Thüringische Landeszeitung (Unstrut-Hainich-Kreis)
Über die Sonne
Landespokal: Der FC Carl Zeiss Jena gewinnt bei Wacker Bad Salzungen mit 8:0. Trainer Mark Zimmermann genießt es sichtlich
BAD SALZUNGEN. Das Elternhaus steht nicht weit, sagt Mark Zimmermann. Aber nein, der farblich so prima blau-gelb-weiß glänzende Block gleich neben der Bad Salzunger Fußball-arena, der sei es nicht. „Unsere Platte, in der ich hier groß geworden bin, war die erste, die hier überhaupt stand“, berichtet er. Der Weg zum Training sei stets ein kurzer gewesen – hier in der Heimat, in der man merklich stolz ist auf den Sohnemann, der es als Spieler bis in die Bundesliga geschafft hat. Die wackeren Kicker schlagen sich im Achtelfinale des Landespokals durchaus achtbar gegen den Drittligisten aus Jena, zu dem einige der Hiesigen Woche für Woche pilgern, um mit der Dauerkarte Einlass ins Paradies zu finden. Dann geht‘s „über die Sonne“, wie Zimmermann sagt, immer gen Osten. Diesmal aber stehen die Eckardt und Co. ihnen leibhaftig und quicklebendig auf dem Platz gegenüber. 8:0 siegt Jena. Und Zimmermann genießt die Salzunger Bratwurst. Ohne Kümmel, ganz wichtig!
Dafür fehlt es dem Spiel nicht an Würze. Nach sechs sieglosen Ligaspielen will Zimmermann etwas verändern, weg vom ‚Weiter so!‘. Er packt die gute alte Tante Dreierkette aus, „Sie ist wieder eine Option“, sagt Zimmermann, der im Tor Raphael Koczor den Vorzug gibt. Ein Fingerzeig für die Liga? Zimmermann lässt die Frage unbeantwortet. Aus dem Umfeld ist aber zu hören, dass die Torwartfrage in dieser Woche diskutiert werden wird. In Bad Salzungen ist Koczor freilich unbeschäftigt. Die Gastgeber konzentrieren sich vor 1650 Fans gänzlich aufs Verteidigen des eigenen Tores.
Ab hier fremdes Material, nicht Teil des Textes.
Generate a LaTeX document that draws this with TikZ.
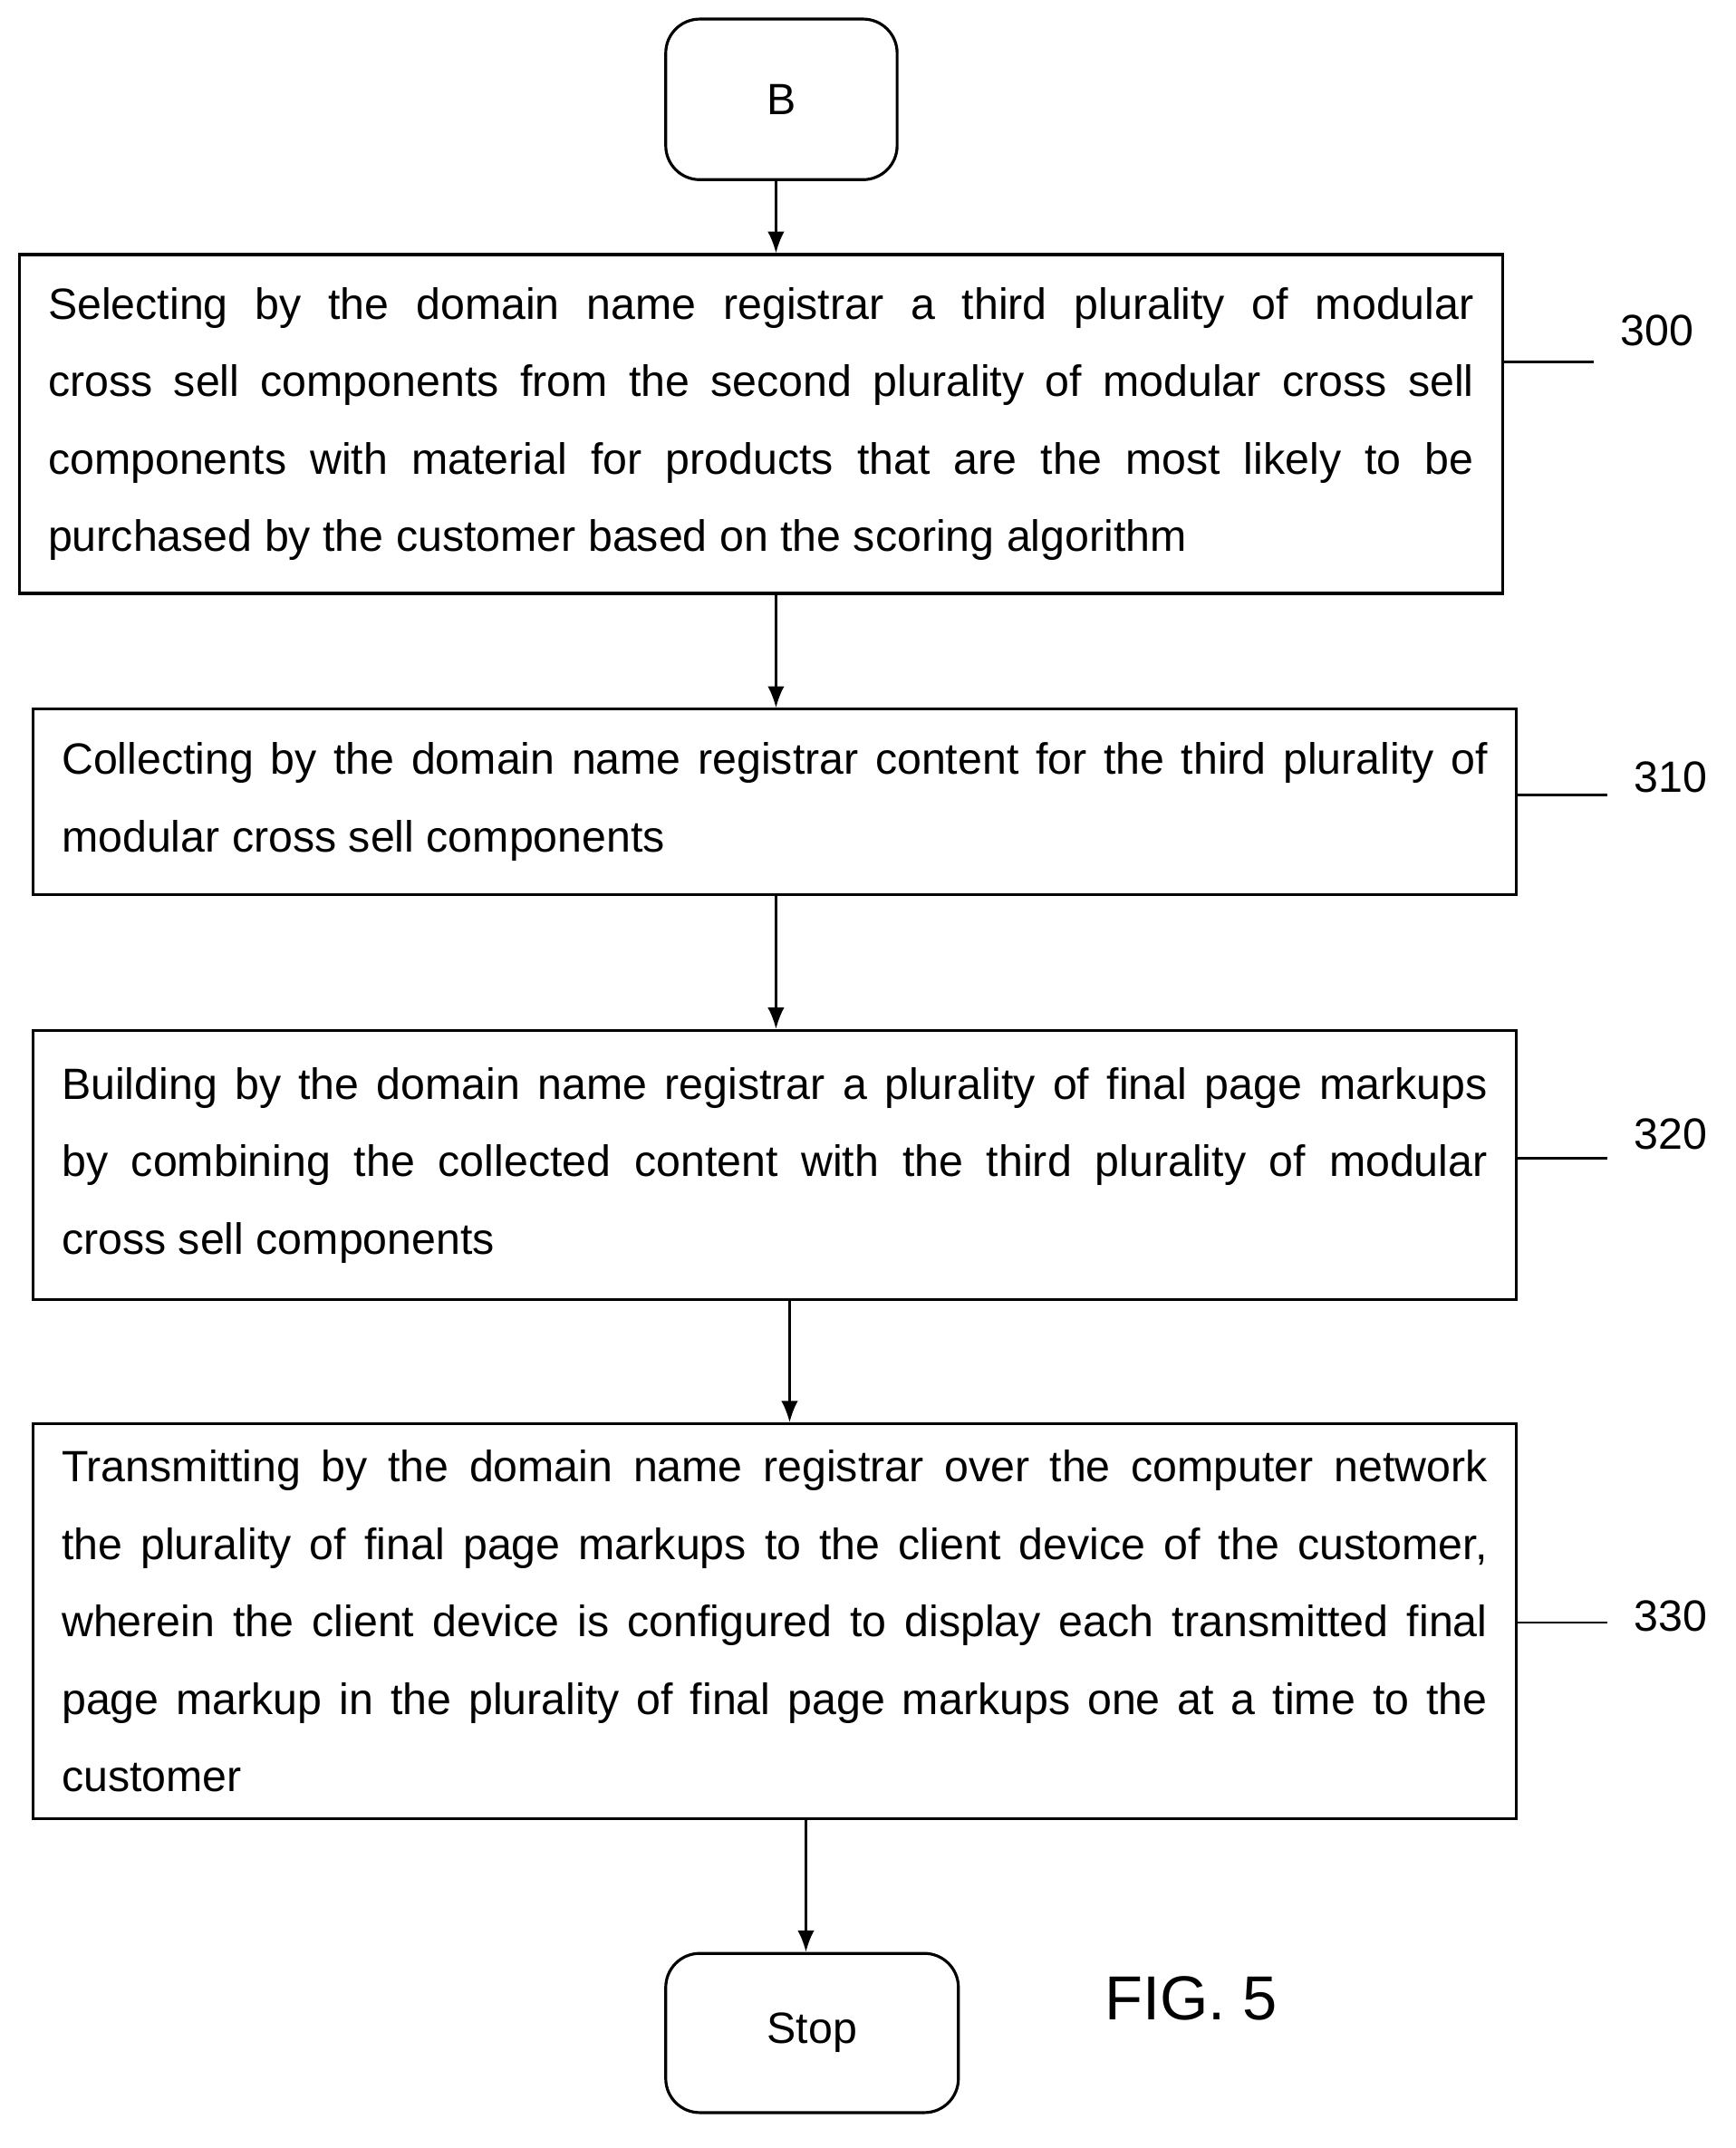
\documentclass[tikz,border=0pt]{standalone}
\usepackage{fontspec}
\setmainfont{Liberation Sans}
\usetikzlibrary{calc,arrows.meta}
\begin{document}
\begin{tikzpicture}[x=0.02cm,y=-0.02cm,line width=1.2pt,font=\fontsize{18.3}{32.4}\selectfont]
    \tikzstyle{process} = [draw, shape=rectangle, minimum width=21.8cm, text width=20.95cm, align=justify, inner sep=0pt, execute at begin node={\hyphenpenalty=10000\emergencystretch=3em}]
    \tikzstyle{term} = [draw, shape=rectangle, rounded corners=0.5cm]
    \tikzstyle{tag} = [anchor=center]
    \tikzstyle{flow} = [-{Latex[length=9pt,width=7pt]}]
    \useasboundingbox (0,0) rectangle (1275,1578);

    \node [term, minimum width=3.4cm, minimum height=2.36cm] at (574,73) (start) {B};
    \node [process, minimum height=4.98cm] at (559,311.5) (s300) {Selecting by the domain name registrar a third plurality of modular\linebreak cross sell components from the second plurality of modular cross sell\linebreak components with material for products that are the most likely to be\linebreak purchased by the customer based on the scoring algorithm};
    \node [process, minimum height=2.72cm] at (569,589) (s310) {Collecting by the domain name registrar content for the third plurality of\linebreak modular cross sell components};
    \node [process, minimum height=3.96cm] at (569,856) (s320) {Building by the domain name registrar a plurality of final page markups\linebreak by combining the collected content with the third plurality of modular\linebreak cross sell components};
    \node [process, minimum height=5.8cm] at (569,1191) (s330) {Transmitting by the domain name registrar over the computer network\linebreak the plurality of final page markups to the client device of the customer,\linebreak wherein the client device is configured to display each transmitted final\linebreak page markup in the plurality of final page markups one at a time to the\linebreak customer};
    \node [term, minimum width=4.3cm, minimum height=2.34cm] at (596.5,1493.5) (stop) {Stop};
    \node [tag, font=\fontsize{26}{30}\selectfont] at (875,1468) (fig) {FIG. 5};

    \node [tag] at (1217,243) (l300) {300};
    \node [tag] at (1227,571) (l310) {310};
    \node [tag] at (1227,833) (l320) {320};
    \node [tag] at (1227,1187) (l330) {330};

    \begin{scope}[line width=1pt]
    \draw [flow] ($(start.south)+(-4,0)$) -- ($(s300.north)+(11,0)$);
    \draw [flow] ($(s300.south)+(11,0)$) -- ($(s310.north)+(1,0)$);
    \draw [flow] ($(s310.south)+(1,0)$) -- ($(s320.north)+(1,0)$);
    \draw [flow] ($(s320.south)+(11,0)$) -- ($(s330.north)+(11,0)$);
    \draw [flow] ($(s330.south)+(23,0)$) -- ($(stop.north)+(-4.5,0)$);
    \draw ($(s300.east)+(0,-45.5)$) -- ++(66,0);
    \draw ($(s310.east)+(0,-5)$) -- ++(66,0);
    \draw ($(s320.east)+(0,-5)$) -- ++(66,0);
    \draw ($(s330.east)+(0,1)$) -- ++(66,0);
    \end{scope}
\end{tikzpicture}
\end{document}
Dort steht Tobias Blochberger. Der Hüne hält, was das Zeug hält. Dass er achtmal hinter sich greifen muss, ist standesgemäß. Ein Jenaer Treffer verdient besondere Aufmerksamkeit: das 6:0. Sekunden vorher steht der Schütze nämlich noch am Spielfeldrand, erhält letzte Instruktionen: Julian Güntherschmidt. Der feiert nach langer Zwangspause mit Innenbandriss ein ordentliches Comeback. Auf direktem Wege macht er sich auf, um mit der zweiten Ballberührung einen satten Schuss ins Eck abzufeuern (74.). Hinterher sagt er: „So wünscht man sich eine Rückkehr, oder?“
Zimmermann war einst ein solcher Angreifer. Im Programmheft der Bad Salzunger findet sich ein Bild des Lockenkopfes aus der Altersklasse 13/14 im Trikot der BSG Stahl. Dort hat er die Grundlagen für seine Karriere gelegt. Es hat ihn aber immer wieder auch nach Hause gezogen. „Mein erstes Auto war ein Golf. Ne Stundefuffzehn war mein Rekord. Über die Sonne“, sagt er. Diesmal, im Mannschaftsbus, braucht‘s länger. Zeit genug, um über die nächsten Aufgaben nachzudenken.